A taste of the Raj in Marylebone

Colony Bar & Grill
7-9 Paddington Street, W1U 5QU,
tel: 020 7935 3353
FOOD ****
Cost per person without wine: £50

Anyone who has eaten at Benares will have a soft spot for its executive chef and owner, Atul Kochhar, who makes brilliant, inventive Indian food that made it the first Indian restaurant to win a Michelin star.

You might, though, look forward to Kochhar’s new baby, Colony Bar and Grill, which he co-owns with “the best host in town” Carlo Spetale, formerly owner of First Restaurant Group (The Ebury in Pimlico, the Waterway in Maida Vale). Colony is a completely different beast to Benares, and it is with a melancholic air that Spetale tells me that despite all intentions and efforts, Colony is being described as an “Indian restaurant”. Foodwise, I can see where people get the idea. Decor-wise, not.
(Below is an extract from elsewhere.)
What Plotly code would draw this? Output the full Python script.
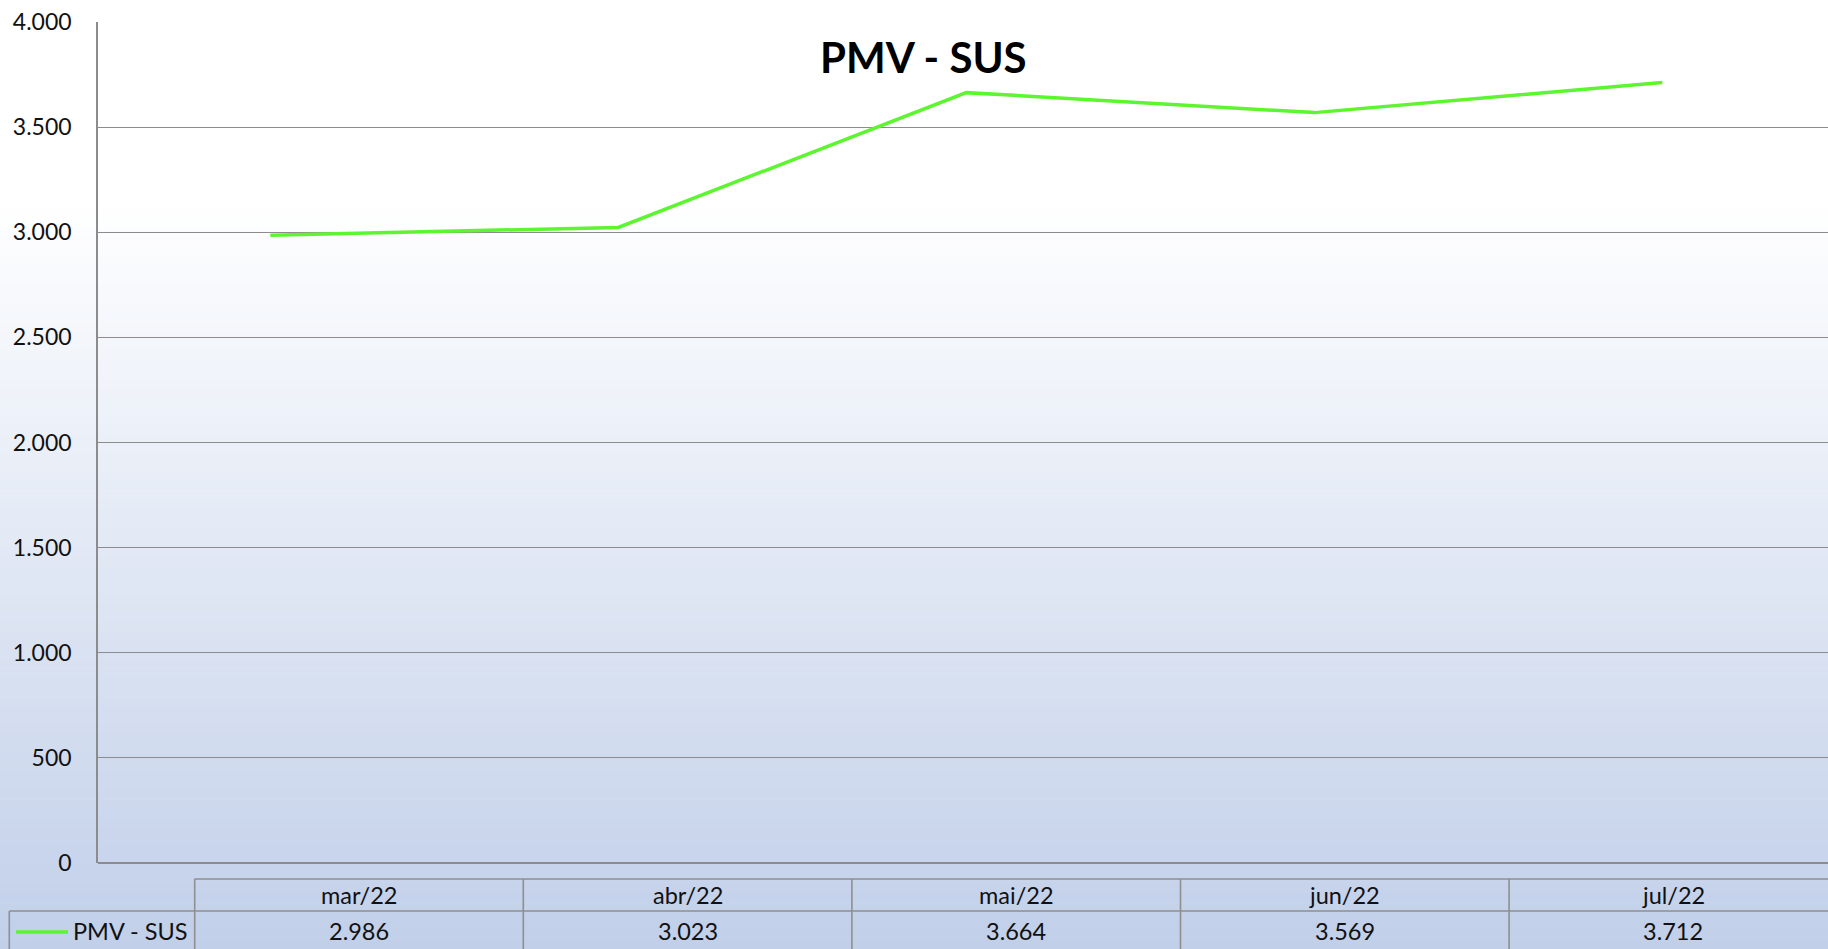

On first glance it is chicly neutral with a dash of funky, and doesn’t look anything like either Benares or a curry house. The bar has great vintage-lite style furniture, big glassy windows looking out on Paddington St, and some palm plants. Look closer and you see art and sculpture reminiscent of southeast Asia – add to this the palms, the colours (beiges, brows, yellows), and the contours of the furniture, and you may start to make out the colonial element.

“We wanted to evoke the Raj,” says Spetale. He is talking about the clubs throughout the British colonies in Asia, with their elegance and breeziness, their men and women in linens and jewels, smoking, the heat hanging in the air. The bar achieves an elegance akin to such a setting, though I certainly wouldn’t be able to say for sure, being somewhat unfamiliar with the institutions of the Raj. The political implications of all this may be dubious, of course – but nobody seems to mind, least of all northern Indian-born Kochhar, so I’m not going to get hung up on it either.

Besides, I’m hungry. In the bar, there is colonial Asian “street” food, which Kochhar and Spetale are very excited about. Dishes such as calamari with chilli, garlic and yuzu dip, and chicken livers with chilli, cumin and ginger in puff pastry sound a treat (especially when taken with a “cool beer” as the menu advises).

But we’re here for proper dinner, and are led through to a dining room that is far less exciting a space than the bar. It’s dark, it says “fine dining”, with muted colours, the odd painting and understated, comfortable modern furniture. The room is a gloomy rectangle, and one rather wishes one were still in the spacious Raj-style chairs looking out the windows to the street. My poor guest had a view of the wall and an abstract painting.

But enough grumbling. The food arrived in a fast-paced parade of intense flavours, textures, styles and ingredients. The idea is sharing plates, and four to six dishes are suggested for two people. Yet we found we over-ordered. There was tandoor-glazed monkfish with crab vermicelli – a decadent dish whose charcoally fish was refreshed by the creamy crab. Falling off the bone in almost ridiculously melting strips were both mutton confit shoulder with caramelized onions and tomato, and roast fillet and cheek of veal, that had been slowly braised in its juices along with garlic, red chillies and white wine vinegar. There were coriander crisps in there somewhere but we had no time to find them, for we had lightly burnt nan bread to dip into the copious, brilliantly aromatic red fenugreek and honey-flavoured sauce that came with a chicken tikka.

There was also a pan-fried sea bass with ginger-infused coconut stew and garlic mash about which I remember nothing but that I enjoyed it. This memory loss is due to the overwhelming composition of the dishes. Each is a full party in itself, and there is so much going on within each plate and across the board too that your tongue and brain get quite confused, and you cease to process and appreciate what you’re eating to the degree that it deserves.

For all that, desserts were plainly heaven: crisp sesame tuille filled with home-made mango yogurt, mix berry coulis and yoghurt sorbet was a staggering blast of sweet fruity cream and crunch, while the home-made kulfi (a type of grainy Indian milk ice cream) “from the sub-continent” took on a divine form in the flavours of lychee, mango and pistachio.

I’d always rather have an overenthusiastic menu that is so excited with its many ideas and flavours that it confuses you a bit. Because at Colony, every bite, whatever it contains, and whatever you remember, is delightful.

Service is very smiley, very assured, and very good – we received good wine advice and were waited on like we were the only ones there. If Colony is anything to go by, the days of the Raj had much to recommend them.

Atul Kochhar’s new project is a bar and restaurant inspired by the clubs of the British Raj. The slinky, elegant bar serves great cocktails and posh Asian street food: move into the dining room for top notch, if slightly overwrought Indian-inspired food.